ところが、ことし三月に見直されたばかりの道づくりプランを見ますと、驚くことにベンチ整備についてはただの一言も言及がありません。何ら反省がありません。これを反映して、ユニバーサルデザイン推進事業の二十七年度のスパイラルアップ、評価・点検を見ても「公園の整備にあたり、適宜ベンチを設置した」と書くほかは、バス停ベンチを二基設置、歩道にベンチを二基設置したとあるだけです。このうち、後段の歩道の二基は、補助一五四号線の開通後に議会から指摘を受け、追加整備したものです。つまり後々、言われなければ整備はしない、これが世田谷区の道づくりです。
これから設置する道路については、ひととき座れる場所の確保をあらかじめ念頭に置いて整備するよう求めますが、区の見解はいかがでしょうか。

◎小山 土木部長

歩道にベンチを設置することは、これからのまちづくりとして大切なことであると考えております。
区のユニバーサルデザイン推進条例では、歩道にベンチを設置する際には、歩道の有効幅員を確保し、歩行者の支障にならないようにすると示されております。
御指摘がありました広い歩道を確保いたしました補助一五四号線におきましては、梅ヶ丘から世田谷通りまでの区間に三カ所のベンチを設置いたしました。
今後、都市計画道路など新たに整備していく道路の設計におきましては、公園など周辺施設の設置状況を考慮するとともに、歩道内におけるベンチの向きなどの検討を行いまして、沿道の方々の御理解を得ながらベンチの設置に努めてまいります。

◆上川あや

最後に区長に伺いたいんです。
ロコモに対応した座れるまちづくりのためには、庁内で連携して取り組む必要があると考えます。

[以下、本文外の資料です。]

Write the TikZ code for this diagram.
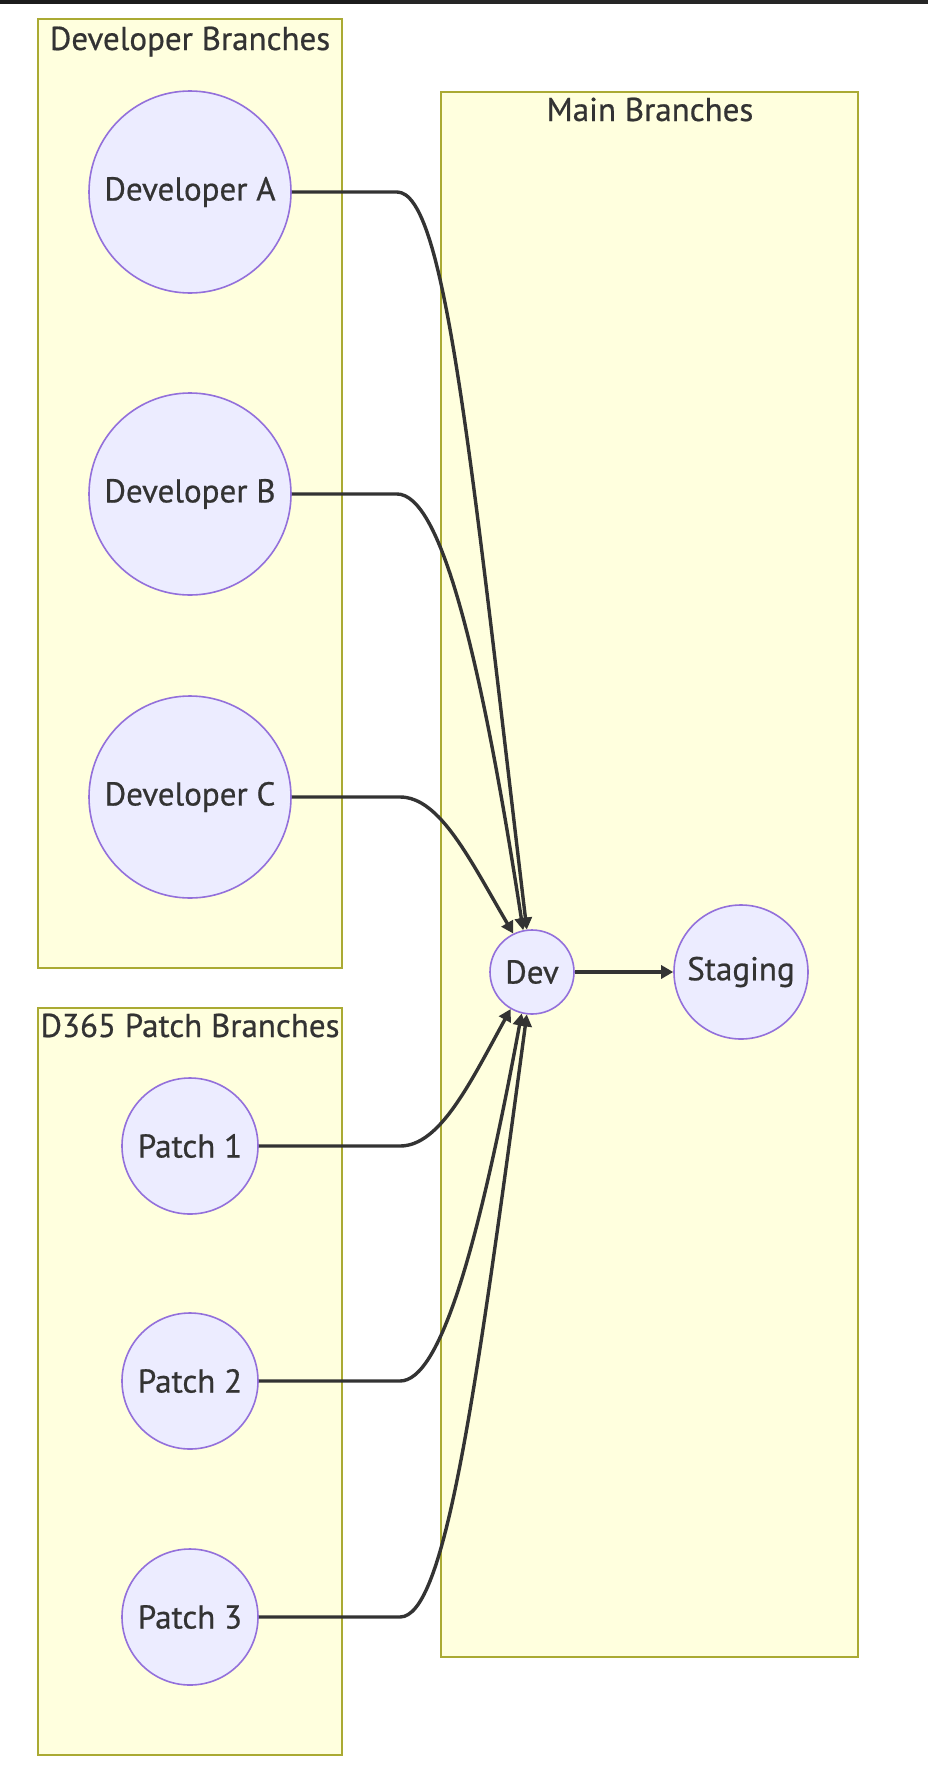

現状では置ける公園にベンチを置くという当然のこと以外何もしていません。道づくりに座れる場所を確保するという視点が欠如しておりますし、公共施設の敷地、その外構を使った整備も有効であるはずなのに、スパイラルアップではただの一カ所もそのような報告は挙がってまいりません。この状況を直視するべきだと考えます。
お隣、三鷹市では狭い歩道上が多い、世田谷と同じです。これにあわせてオリジナルの座面が狭いベンチを整備するようにつくる、あるいは公共施設の接道面も改修して、腰かけのスペースをとらない石を置くなど、各部が横つなぎになって工夫をしています。区でも同様に所管横断的に取り組む必要があると考えますが、区長の見解を伺います。

◎保坂 区長

ただいま各所管が答弁しましたけれども、まさにこの課題は横つなぎ、横断的に取り組むべき課題だと思っております。車座集会でも、座りたいんだと、ないので石垣に座っているおばあちゃんがいる、こういったお話が出ました。三鷹市で、ほっとベンチでしょうか、つくられている、工夫をされているということで、なるべく現場で見てまいりたいと思いますし、関係所管が一体となってロコモの症状の方に対する福祉的まちづくりを進めてまいりたいと思います。

◆上川あや

ぜひお願いいたします。私ごとですけれども、私の両親も歩くことが困難になって、世田谷に呼ぶと非常に切ないんです。おそば屋さん一軒食べに行くのでも途中座りたいのに何もない、こういう状況を改めてください。自分たちの将来に起こることなんですから、よろしくお願いいたします。以上で終わります。